Indian travel operators to wheel in profits after pandemic-induced losses last two fiscals: CRISIL Ratings

Strong momentum in travel and better performance to drive improvement in credit profiles

Leading operators in the Indian tours and travel sector are set to report operating profits in fiscal 2023, after having reported losses for the past two fiscals due to pandemic induced travel restrictions, according to CRISIL Ratings. While operating profitability is expected to check in at 6-7%, revenue should drive past 90% of pre-pandemic levels, buoyed by strong recovery in both, corporate and leisure travel segments in India and abroad.

CRISIL Ratings expects operating margins to sustain at these levels next fiscal, due to implementation of cost optimisation and automation initiatives undertaken by travel operators commencing from the pandemic period, even as revenues are expected to pass pre-pandemic levels next fiscal.

This marks a significant turnaround from operating losses of 25.8% and 2.7% in fiscals 2021 and 2022, respectively.
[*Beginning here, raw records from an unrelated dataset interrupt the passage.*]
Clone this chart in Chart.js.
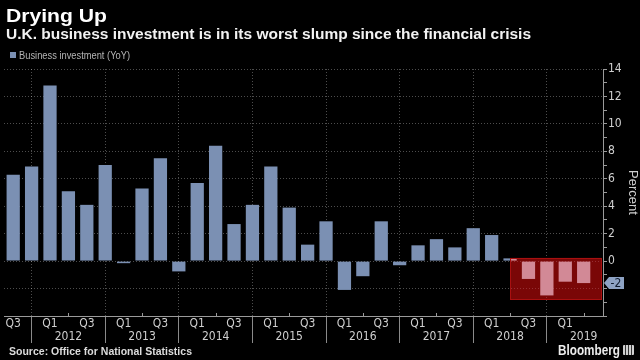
<!DOCTYPE html>
<html>
<head>
<meta charset="utf-8">
<script src="https://cdn.jsdelivr.net/npm/chart.js@4.4.1/dist/chart.umd.min.js"></script>
<style>
  html, body { margin: 0; padding: 0; background: #000; }
  #wrap { position: relative; width: 640px; height: 360px; overflow: hidden; }
  canvas { position: absolute; left: 0; top: 0; }
  .txt { position: absolute; white-space: nowrap; line-height: 1; transform-origin: 0 0;
         font-family: 'Liberation Sans', Arial, sans-serif; }
  #title { left: 6px; top: 7px; font-size: 18px; font-weight: bold; color: #fff; }
  #subtitle { left: 6px; top: 27px; font-size: 14px; font-weight: bold; color: #f2f2f2; }
  #legendBox { position: absolute; left: 10px; top: 52px; width: 6px; height: 6px; background: #7b90b3; }
  #legendText { left: 19px; top: 50px; font-size: 11px; color: #b4b4b4; }
  #source { left: 9px; top: 346px; font-size: 11px; font-weight: bold; color: #dcdcdc; }
  #brand { left: 558px; top: 343px; font-size: 14px; font-weight: bold; color: #ececec; }
  #brandIcon { position: absolute; left: 623px; top: 345px; width: 11px; height: 10px; border-radius: 1px;
               background: linear-gradient(to right, #d0d0d0 2px, #333 2px, #333 3px, #d0d0d0 3px,
                 #d0d0d0 5px, #333 5px, #333 6px, #d0d0d0 6px, #d0d0d0 8px, #333 8px, #333 9px, #d0d0d0 9px); }
</style>
</head>
<body>
<div id="wrap">
  <canvas id="chart" width="640" height="360"></canvas>
  <div class="txt" id="title">Drying Up</div>
  <div class="txt" id="subtitle">U.K. business investment is in its worst slump since the financial crisis</div>
  <div id="legendBox"></div>
  <div class="txt" id="legendText">Business investment (YoY)</div>
  <div class="txt" id="source">Source: Office for National Statistics</div>
  <div class="txt" id="brand">Bloomberg</div>
  <div id="brandIcon"></div>
</div>
<script>
// quarters, oldest first
const quarters = [
  "2011 Q3", "2011 Q4",
  "2012 Q1", "2012 Q2", "2012 Q3", "2012 Q4",
  "2013 Q1", "2013 Q2", "2013 Q3", "2013 Q4",
  "2014 Q1", "2014 Q2", "2014 Q3", "2014 Q4",
  "2015 Q1", "2015 Q2", "2015 Q3", "2015 Q4",
  "2016 Q1", "2016 Q2", "2016 Q3", "2016 Q4",
  "2017 Q1", "2017 Q2", "2017 Q3", "2017 Q4",
  "2018 Q1", "2018 Q2", "2018 Q3", "2018 Q4",
  "2019 Q1", "2019 Q2"
];

// business investment, % YoY
const investment = [
  6.3, 6.9,
  12.8, 5.1, 4.1, 7.0,
  -0.15, 5.3, 7.5, -0.75,
  5.7, 8.4, 2.7, 4.1,
  6.9, 3.9, 1.2, 2.9,
  -2.1, -1.1, 2.9, -0.3,
  1.15, 1.6, 1.0, 2.4,
  1.9, 0.2, -1.3, -2.5,
  -1.5, -1.6
];

const yTicks = [14, 12, 10, 8, 6, 4, 2, 0];

// red "slump" box: from the Q2 2018 bar to the axis, value range
const boxFromIndex = 27;
const boxTop = 0.25;
const boxBottom = -2.8;

const barColor = "#7b90b3";
const gridColor = "rgba(255,255,255,0.3)";
const axisColor = "#9a9a9a";
const tickFont = { family: "'Liberation Sans Narrow', 'DejaVu Sans Condensed', sans-serif", size: 12 };

function quarterOf(i) { return quarters[i] ? quarters[i].split(" ")[1] : ""; }

// squeeze the html text to the widths seen in the picture
function fitWidth(id, w) {
  const el = document.getElementById(id);
  const r = w / el.getBoundingClientRect().width;
  el.style.transform = `scaleX(${r})`;
}
fitWidth("title", 101);
fitWidth("subtitle", 525);
fitWidth("legendText", 111);
fitWidth("source", 183);
fitWidth("brand", 62);

const slumpBox = {
  id: "slumpBox",
  afterDatasetsDraw(chart) {
    const { ctx, chartArea, scales: { x, y } } = chart;
    const left = x.getPixelForValue(boxFromIndex);
    const right = chartArea.right - 1;
    const top = y.getPixelForValue(boxTop);
    const bottom = y.getPixelForValue(boxBottom);

    ctx.save();
    ctx.beginPath();
    ctx.rect(left, top, right - left, bottom - top);
    ctx.clip();
    // tint what is already drawn (bars, grid) pink, then put dark red behind it
    ctx.globalCompositeOperation = "source-atop";
    ctx.fillStyle = "#d28996";
    ctx.fillRect(left, top, right - left, bottom - top);
    ctx.globalCompositeOperation = "destination-over";
    ctx.fillStyle = "#7a0707";
    ctx.fillRect(left, top, right - left, bottom - top);
    ctx.restore();

    ctx.save();
    ctx.strokeStyle = "#a81010";
    ctx.lineWidth = 1;
    ctx.strokeRect(Math.round(left) + 0.5, Math.round(top) + 0.5, Math.round(right - left) - 1, Math.round(bottom - top) - 1);

    // small upward marks at mid-year on the time axis
    ctx.strokeStyle = axisColor;
    quarters.forEach((q, i) => {
      if (quarterOf(i) !== "Q2") return;
      const px = Math.round(x.getPixelForValue(i)) + 0.5;
      ctx.beginPath();
      ctx.moveTo(px, chartArea.bottom);
      ctx.lineTo(px, chartArea.bottom - 3);
      ctx.stroke();
    });

    // last value tag on the right axis
    const last = investment[investment.length - 1];
    const cy = y.getPixelForValue(last);
    const ax = chartArea.right + 1;
    ctx.fillStyle = "#8ea3c4";
    ctx.beginPath();
    ctx.moveTo(ax, cy);
    ctx.lineTo(ax + 5, cy - 6);
    ctx.lineTo(ax + 20, cy - 6);
    ctx.lineTo(ax + 20, cy + 6);
    ctx.lineTo(ax + 5, cy + 6);
    ctx.closePath();
    ctx.fill();
    ctx.fillStyle = "#0e1a2e";
    ctx.font = "12px " + tickFont.family;
    ctx.textAlign = "center";
    ctx.textBaseline = "middle";
    ctx.fillText(String(Math.round(last)), ax + 12, cy + 0.5);
    ctx.restore();
  }
};

new Chart(document.getElementById("chart"), {
  type: "bar",
  data: {
    datasets: [{
      label: "Business investment (YoY)",
      data: investment.map((v, i) => ({ x: i, y: v })),
      backgroundColor: barColor,
      barPercentage: 0.72,
      categoryPercentage: 1
    }]
  },
  options: {
    responsive: false,
    animation: false,
    layout: { padding: { top: 69, left: 4, right: 0, bottom: 0 } },
    plugins: { legend: { display: false }, tooltip: { enabled: false } },
    scales: {
      x: {
        type: "linear",
        min: -0.5,
        max: 32.05,
        offset: false,
        afterFit: (s) => { s.height = 44; },
        afterBuildTicks: (s) => { s.ticks = quarters.map((q, i) => ({ value: i })); },
        grid: {
          offset: false,
          color: (c) => quarterOf(c.index) === "Q4" ? gridColor : "transparent",
          tickColor: (c) => quarterOf(c.index) === "Q4" ? "#8a8a8a" : "transparent",
          tickLength: 27,
          tickBorderDash: []
        },
        border: { color: axisColor, dash: [1, 2] },
        ticks: {
          autoSkip: false,
          maxRotation: 0,
          padding: -25,
          color: "#cfcfcf",
          font: { family: tickFont.family, size: 12, lineHeight: 1.05 },
          callback: (v) => {
            const [yr, q] = quarters[v].split(" ");
            if (q === "Q1" || q === "Q3") return q;
            if (q === "Q2") return ["", yr];
            return "";
          }
        }
      },
      y: {
        position: "right",
        min: -4,
        max: 14,
        afterFit: (s) => { s.width = 37; },
        grid: {
          color: (c) => (c.tick.value % 2 === 0 && c.tick.value > -4) ? gridColor : "transparent",
          tickColor: axisColor,
          tickLength: 4,
          tickBorderDash: []
        },
        border: { color: axisColor, dash: [1, 2] },
        ticks: {
          stepSize: 1,
          autoSkip: false,
          padding: 1,
          color: "#cfcfcf",
          font: tickFont,
          callback: (v) => yTicks.includes(v) ? String(v) : ""
        },
        title: {
          display: true,
          text: "Percent",
          color: "#cfcfcf",
          padding: 0,
          font: { family: "'Liberation Sans', Arial, sans-serif", size: 13 }
        }
      }
    }
  },
  plugins: [slumpBox]
});
</script>
</body>
</html>
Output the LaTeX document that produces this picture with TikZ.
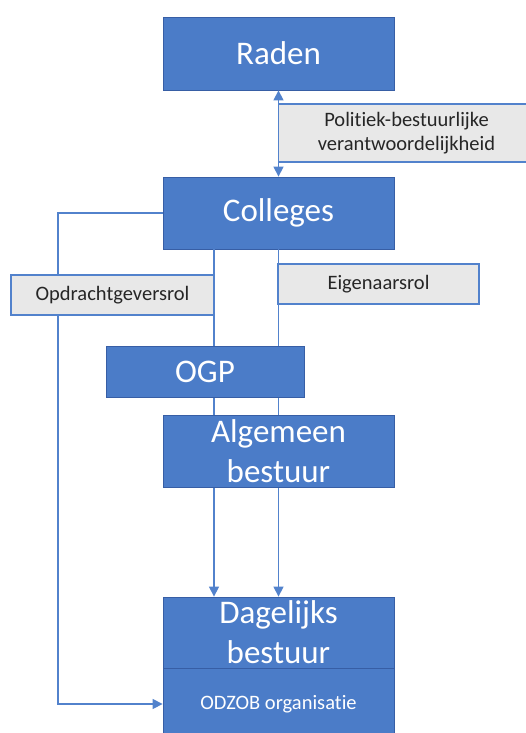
\documentclass[tikz,border=0pt]{standalone}
\usepackage{fontspec}
\setmainfont{Carlito}[Ligatures=NoCommon]
\usetikzlibrary{arrows.meta}
\definecolor{odzobblauw}{RGB}{75,124,200}
\definecolor{randblauw}{RGB}{55,94,165}
\definecolor{lijnblauw}{RGB}{82,130,204}
\definecolor{labelgrijs}{RGB}{232,232,232}
\newcommand{\groot}{\fontsize{33}{40}\selectfont}
\newcommand{\klein}{\fontsize{20.5}{24}\selectfont}

\begin{document}
\begin{tikzpicture}[x=1pt,y=-1pt,
  >={Triangle[length=10pt,width=10pt]},
  blok/.style={shape=rectangle, fill=odzobblauw, draw=randblauw, line width=0.8pt,
    text=white, inner sep=0pt, align=center},
  rol/.style={shape=rectangle, fill=labelgrijs, draw=lijnblauw, line width=1.2pt,
    text=black!85, inner sep=0pt, align=center, font=\klein},
  lijn/.style={draw=lijnblauw, line width=1.3pt}]

\useasboundingbox (0,0) rectangle (526,733);

% bovenste en onderste blokken
\path (278.5,53.5) node (Raden) [blok, minimum width=231pt, minimum height=73pt, font=\groot] {Raden};
\path (278.5,213) node (Colleges) [blok, minimum width=231pt, minimum height=72pt, font=\groot] {Colleges};
\path (278.5,632.5) node (Dagelijks) [blok, minimum width=231pt, minimum height=71pt, font=\groot] {Dagelijks\\bestuur};
\path (278.5,704) node (ODZOB) [blok, minimum width=231pt, minimum height=72pt, font=\klein] {ODZOB organisatie};

\coordinate (lijnA) at (214,0);
\coordinate (links) at (58,0);

\draw [lijn,<->] (Raden) to (Colleges);
\draw [lijn,->] (Colleges.south -| lijnA) to (Dagelijks.north -| lijnA);
\draw [lijn,->] (Colleges.south) to (Dagelijks.north);
\draw [lijn,->] (Colleges.west) -- (Colleges.west -| links) |- (ODZOB.west);

% middelste blokken
\path (205,371.5) node (OGP) [blok, minimum width=198pt, minimum height=51pt, font=\groot] {OGP};
\path (278.5,451) node (Algemeen) [blok, minimum width=231pt, minimum height=72pt, font=\groot] {Algemeen\\bestuur};

% rollen
\path (406.5,133) node (Politiek) [rol, minimum width=256pt, minimum height=58pt] {Politiek-bestuurlijke\\verantwoordelijkheid};
\path (112.5,295) node (Opdracht) [rol, minimum width=203pt, minimum height=40pt] {Opdrachtgeversrol};
\path (378.5,284) node (Eigenaar) [rol, minimum width=201pt, minimum height=40pt] {Eigenaarsrol};

\end{tikzpicture}
\end{document}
The improvement in operating performance, together with healthy liquidity and net debt free balance sheets, will help strengthen credit profiles of the players. An analysis of four major travel operators accounting for over 60% of the domestic sector’s revenue, indicates as much.

Poonam Upadhyay, Director, CRISIL Ratings, said, “Rising business travel, along with increasing return-to-office and preference for face-to face meetings besides increasing consumer preference for short breaks will push revenue past pre-pandemic levels in fiscal 2024. Interestingly, preference for short holidays is seeing momentum, especially within India and Asian destinations. With revival in European visa issuances, forward bookings for the upcoming summer holidays have also risen. Recovery of leisure travel to the US, however, may take longer.”

Says Shounak Chakravarty, Associate Director, CRISIL Ratings, “The implementation of cost optimisation and automation initiatives has substantially reduced the proportion of fixed cost to ~33% of total revenue from over 60% before the pandemic, ensuring better operating profitability on a sustained basis. The improvement in operating leverage will help sustain profitability even as marketing spend is seen increasing next fiscal.”